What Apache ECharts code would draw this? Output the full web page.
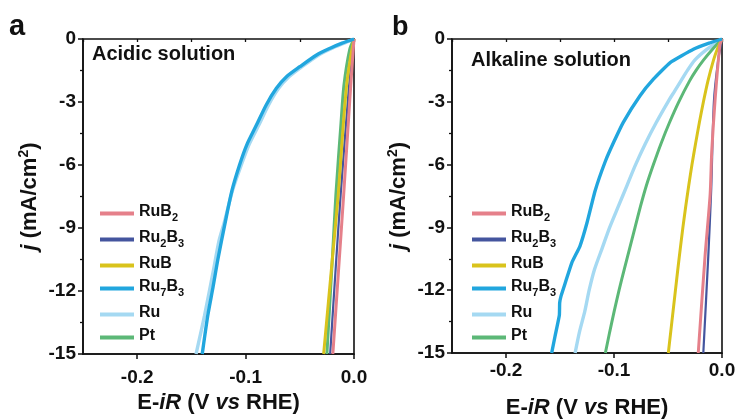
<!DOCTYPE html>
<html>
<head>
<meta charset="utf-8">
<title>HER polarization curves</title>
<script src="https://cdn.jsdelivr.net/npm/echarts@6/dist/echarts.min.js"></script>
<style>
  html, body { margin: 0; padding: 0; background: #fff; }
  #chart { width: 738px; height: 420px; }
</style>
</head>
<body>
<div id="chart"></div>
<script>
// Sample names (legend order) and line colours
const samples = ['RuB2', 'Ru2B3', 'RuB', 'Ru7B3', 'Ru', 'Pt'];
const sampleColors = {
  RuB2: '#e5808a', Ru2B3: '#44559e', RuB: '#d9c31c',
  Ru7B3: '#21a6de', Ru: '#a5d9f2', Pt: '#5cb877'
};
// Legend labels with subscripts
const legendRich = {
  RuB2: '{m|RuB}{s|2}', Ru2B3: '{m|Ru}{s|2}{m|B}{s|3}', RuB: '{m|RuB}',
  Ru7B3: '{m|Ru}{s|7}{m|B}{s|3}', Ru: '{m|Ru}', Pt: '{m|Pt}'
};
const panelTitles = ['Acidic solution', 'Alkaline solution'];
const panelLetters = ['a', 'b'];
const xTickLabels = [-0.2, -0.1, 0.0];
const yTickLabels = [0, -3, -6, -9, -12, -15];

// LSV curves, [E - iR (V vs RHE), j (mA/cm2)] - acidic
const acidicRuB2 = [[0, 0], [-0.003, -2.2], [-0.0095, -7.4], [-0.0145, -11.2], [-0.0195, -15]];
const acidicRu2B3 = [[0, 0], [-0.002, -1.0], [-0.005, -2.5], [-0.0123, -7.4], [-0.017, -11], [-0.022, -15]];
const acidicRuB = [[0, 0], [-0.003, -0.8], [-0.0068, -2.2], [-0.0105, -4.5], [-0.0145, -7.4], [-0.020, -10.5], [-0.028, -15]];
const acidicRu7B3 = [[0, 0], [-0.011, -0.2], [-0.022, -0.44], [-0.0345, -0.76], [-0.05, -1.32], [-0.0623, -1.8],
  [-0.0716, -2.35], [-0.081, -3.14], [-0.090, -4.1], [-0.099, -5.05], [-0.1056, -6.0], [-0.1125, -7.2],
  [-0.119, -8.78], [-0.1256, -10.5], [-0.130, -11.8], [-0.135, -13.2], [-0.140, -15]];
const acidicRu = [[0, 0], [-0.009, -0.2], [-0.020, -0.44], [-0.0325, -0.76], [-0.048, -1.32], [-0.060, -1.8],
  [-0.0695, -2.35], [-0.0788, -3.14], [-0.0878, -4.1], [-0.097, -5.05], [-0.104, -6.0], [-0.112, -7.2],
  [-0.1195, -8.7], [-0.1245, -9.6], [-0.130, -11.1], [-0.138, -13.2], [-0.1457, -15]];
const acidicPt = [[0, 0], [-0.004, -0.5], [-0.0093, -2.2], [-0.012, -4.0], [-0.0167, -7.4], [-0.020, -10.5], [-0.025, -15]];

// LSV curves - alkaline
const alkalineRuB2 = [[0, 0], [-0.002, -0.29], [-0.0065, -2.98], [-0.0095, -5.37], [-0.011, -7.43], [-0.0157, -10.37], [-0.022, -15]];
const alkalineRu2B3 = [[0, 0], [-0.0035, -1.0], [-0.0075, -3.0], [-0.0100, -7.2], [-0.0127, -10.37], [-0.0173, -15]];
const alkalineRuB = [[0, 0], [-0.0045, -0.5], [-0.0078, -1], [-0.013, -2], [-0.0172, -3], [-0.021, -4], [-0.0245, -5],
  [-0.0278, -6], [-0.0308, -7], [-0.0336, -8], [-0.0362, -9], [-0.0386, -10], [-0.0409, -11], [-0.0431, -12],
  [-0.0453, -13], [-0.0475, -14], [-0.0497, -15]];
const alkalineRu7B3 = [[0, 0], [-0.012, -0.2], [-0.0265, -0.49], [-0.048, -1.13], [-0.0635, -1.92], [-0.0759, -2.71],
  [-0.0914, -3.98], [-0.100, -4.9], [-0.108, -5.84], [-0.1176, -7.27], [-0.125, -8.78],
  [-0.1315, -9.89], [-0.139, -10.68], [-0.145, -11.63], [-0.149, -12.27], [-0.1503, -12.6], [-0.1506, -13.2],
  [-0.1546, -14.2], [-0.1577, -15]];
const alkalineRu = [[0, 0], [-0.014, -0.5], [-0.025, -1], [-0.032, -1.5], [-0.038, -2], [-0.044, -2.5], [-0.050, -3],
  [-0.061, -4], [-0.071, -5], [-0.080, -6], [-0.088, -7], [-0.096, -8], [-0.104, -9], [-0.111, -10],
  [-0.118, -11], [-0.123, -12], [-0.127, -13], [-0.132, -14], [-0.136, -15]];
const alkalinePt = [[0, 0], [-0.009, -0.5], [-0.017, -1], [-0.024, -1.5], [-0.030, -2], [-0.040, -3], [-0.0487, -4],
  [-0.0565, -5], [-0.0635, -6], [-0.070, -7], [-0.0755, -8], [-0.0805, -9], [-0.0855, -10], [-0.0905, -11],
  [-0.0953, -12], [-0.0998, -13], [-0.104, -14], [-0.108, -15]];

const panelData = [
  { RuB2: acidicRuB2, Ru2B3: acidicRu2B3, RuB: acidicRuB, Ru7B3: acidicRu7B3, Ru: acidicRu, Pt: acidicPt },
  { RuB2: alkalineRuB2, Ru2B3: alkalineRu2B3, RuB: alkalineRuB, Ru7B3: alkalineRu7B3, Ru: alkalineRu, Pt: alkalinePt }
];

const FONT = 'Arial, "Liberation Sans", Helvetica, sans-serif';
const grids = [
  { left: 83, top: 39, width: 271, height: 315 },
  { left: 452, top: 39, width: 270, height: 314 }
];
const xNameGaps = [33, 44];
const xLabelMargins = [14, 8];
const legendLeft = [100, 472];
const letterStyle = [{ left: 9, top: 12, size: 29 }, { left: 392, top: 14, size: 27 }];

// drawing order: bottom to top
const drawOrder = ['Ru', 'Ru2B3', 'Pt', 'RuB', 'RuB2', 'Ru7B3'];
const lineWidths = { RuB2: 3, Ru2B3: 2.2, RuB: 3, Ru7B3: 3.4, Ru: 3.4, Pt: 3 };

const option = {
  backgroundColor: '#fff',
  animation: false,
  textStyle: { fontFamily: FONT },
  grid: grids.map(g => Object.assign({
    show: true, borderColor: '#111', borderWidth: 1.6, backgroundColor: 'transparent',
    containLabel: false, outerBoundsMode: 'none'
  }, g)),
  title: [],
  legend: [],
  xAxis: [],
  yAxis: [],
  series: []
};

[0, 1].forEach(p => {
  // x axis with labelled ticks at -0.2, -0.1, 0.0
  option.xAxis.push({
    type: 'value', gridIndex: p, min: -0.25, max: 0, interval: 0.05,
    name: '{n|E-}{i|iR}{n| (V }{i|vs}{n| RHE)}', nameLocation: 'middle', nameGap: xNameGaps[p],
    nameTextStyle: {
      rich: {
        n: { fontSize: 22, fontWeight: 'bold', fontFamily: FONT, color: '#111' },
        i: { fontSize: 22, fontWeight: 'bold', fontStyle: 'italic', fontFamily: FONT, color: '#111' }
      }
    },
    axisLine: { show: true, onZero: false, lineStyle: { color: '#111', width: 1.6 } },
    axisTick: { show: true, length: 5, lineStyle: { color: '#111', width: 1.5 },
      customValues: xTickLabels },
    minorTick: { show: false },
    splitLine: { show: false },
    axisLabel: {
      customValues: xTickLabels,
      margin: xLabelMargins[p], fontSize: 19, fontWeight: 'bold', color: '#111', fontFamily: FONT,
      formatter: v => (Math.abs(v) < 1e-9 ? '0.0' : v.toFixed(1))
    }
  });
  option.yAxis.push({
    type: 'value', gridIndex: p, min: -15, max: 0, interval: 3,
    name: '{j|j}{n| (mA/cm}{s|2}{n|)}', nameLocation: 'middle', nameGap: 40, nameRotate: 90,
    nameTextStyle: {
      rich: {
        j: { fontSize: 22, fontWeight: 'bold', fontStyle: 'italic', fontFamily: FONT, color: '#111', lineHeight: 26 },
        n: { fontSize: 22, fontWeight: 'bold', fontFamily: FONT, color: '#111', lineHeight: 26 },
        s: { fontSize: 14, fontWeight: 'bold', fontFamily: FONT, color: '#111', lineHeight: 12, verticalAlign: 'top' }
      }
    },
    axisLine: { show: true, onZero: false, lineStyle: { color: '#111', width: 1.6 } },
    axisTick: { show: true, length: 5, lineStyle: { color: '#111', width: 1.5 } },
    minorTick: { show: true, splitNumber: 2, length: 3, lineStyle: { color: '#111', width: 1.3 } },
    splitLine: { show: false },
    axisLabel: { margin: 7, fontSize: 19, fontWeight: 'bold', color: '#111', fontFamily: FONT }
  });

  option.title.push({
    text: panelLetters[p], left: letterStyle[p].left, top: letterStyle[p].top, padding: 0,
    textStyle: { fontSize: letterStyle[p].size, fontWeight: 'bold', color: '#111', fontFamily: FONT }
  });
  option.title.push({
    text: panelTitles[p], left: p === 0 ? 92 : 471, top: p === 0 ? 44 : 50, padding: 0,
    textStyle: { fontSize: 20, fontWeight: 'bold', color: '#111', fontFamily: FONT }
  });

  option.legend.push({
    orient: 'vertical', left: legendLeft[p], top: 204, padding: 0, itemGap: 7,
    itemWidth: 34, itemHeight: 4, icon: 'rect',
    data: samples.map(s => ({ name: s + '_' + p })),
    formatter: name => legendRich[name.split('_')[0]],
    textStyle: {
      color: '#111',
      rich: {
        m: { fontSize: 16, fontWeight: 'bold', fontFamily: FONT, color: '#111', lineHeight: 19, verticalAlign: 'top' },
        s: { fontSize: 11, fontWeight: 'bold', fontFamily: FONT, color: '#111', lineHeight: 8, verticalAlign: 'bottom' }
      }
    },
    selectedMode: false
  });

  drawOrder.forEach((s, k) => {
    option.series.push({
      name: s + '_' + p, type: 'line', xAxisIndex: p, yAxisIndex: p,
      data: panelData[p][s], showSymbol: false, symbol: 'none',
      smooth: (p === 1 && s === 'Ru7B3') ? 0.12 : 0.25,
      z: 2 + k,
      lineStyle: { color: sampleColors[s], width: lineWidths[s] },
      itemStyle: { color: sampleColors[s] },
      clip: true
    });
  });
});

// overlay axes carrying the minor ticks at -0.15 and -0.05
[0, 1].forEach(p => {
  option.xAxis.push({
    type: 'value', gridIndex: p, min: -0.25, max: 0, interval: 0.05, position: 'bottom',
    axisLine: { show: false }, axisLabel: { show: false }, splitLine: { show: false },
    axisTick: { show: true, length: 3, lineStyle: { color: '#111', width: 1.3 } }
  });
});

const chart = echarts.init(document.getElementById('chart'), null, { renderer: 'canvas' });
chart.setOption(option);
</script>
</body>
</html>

——

** Task instructions **
Repeat, with no pictures, each line from the beginning of the data through the line containing "const yTickLabels = [0, -3, -6, -9, -12, -15];", inclusive.

** Exercise answer **
What Apache ECharts code would draw this? Output the full web page.
<!DOCTYPE html>
<html>
<head>
<meta charset="utf-8">
<title>HER polarization curves</title>
<script src="https://cdn.jsdelivr.net/npm/echarts@6/dist/echarts.min.js"></script>
<style>
  html, body { margin: 0; padding: 0; background: #fff; }
  #chart { width: 738px; height: 420px; }
</style>
</head>
<body>
<div id="chart"></div>
<script>
// Sample names (legend order) and line colours
const samples = ['RuB2', 'Ru2B3', 'RuB', 'Ru7B3', 'Ru', 'Pt'];
const sampleColors = {
  RuB2: '#e5808a', Ru2B3: '#44559e', RuB: '#d9c31c',
  Ru7B3: '#21a6de', Ru: '#a5d9f2', Pt: '#5cb877'
};
// Legend labels with subscripts
const legendRich = {
  RuB2: '{m|RuB}{s|2}', Ru2B3: '{m|Ru}{s|2}{m|B}{s|3}', RuB: '{m|RuB}',
  Ru7B3: '{m|Ru}{s|7}{m|B}{s|3}', Ru: '{m|Ru}', Pt: '{m|Pt}'
};
const panelTitles = ['Acidic solution', 'Alkaline solution'];
const panelLetters = ['a', 'b'];
const xTickLabels = [-0.2, -0.1, 0.0];
const yTickLabels = [0, -3, -6, -9, -12, -15];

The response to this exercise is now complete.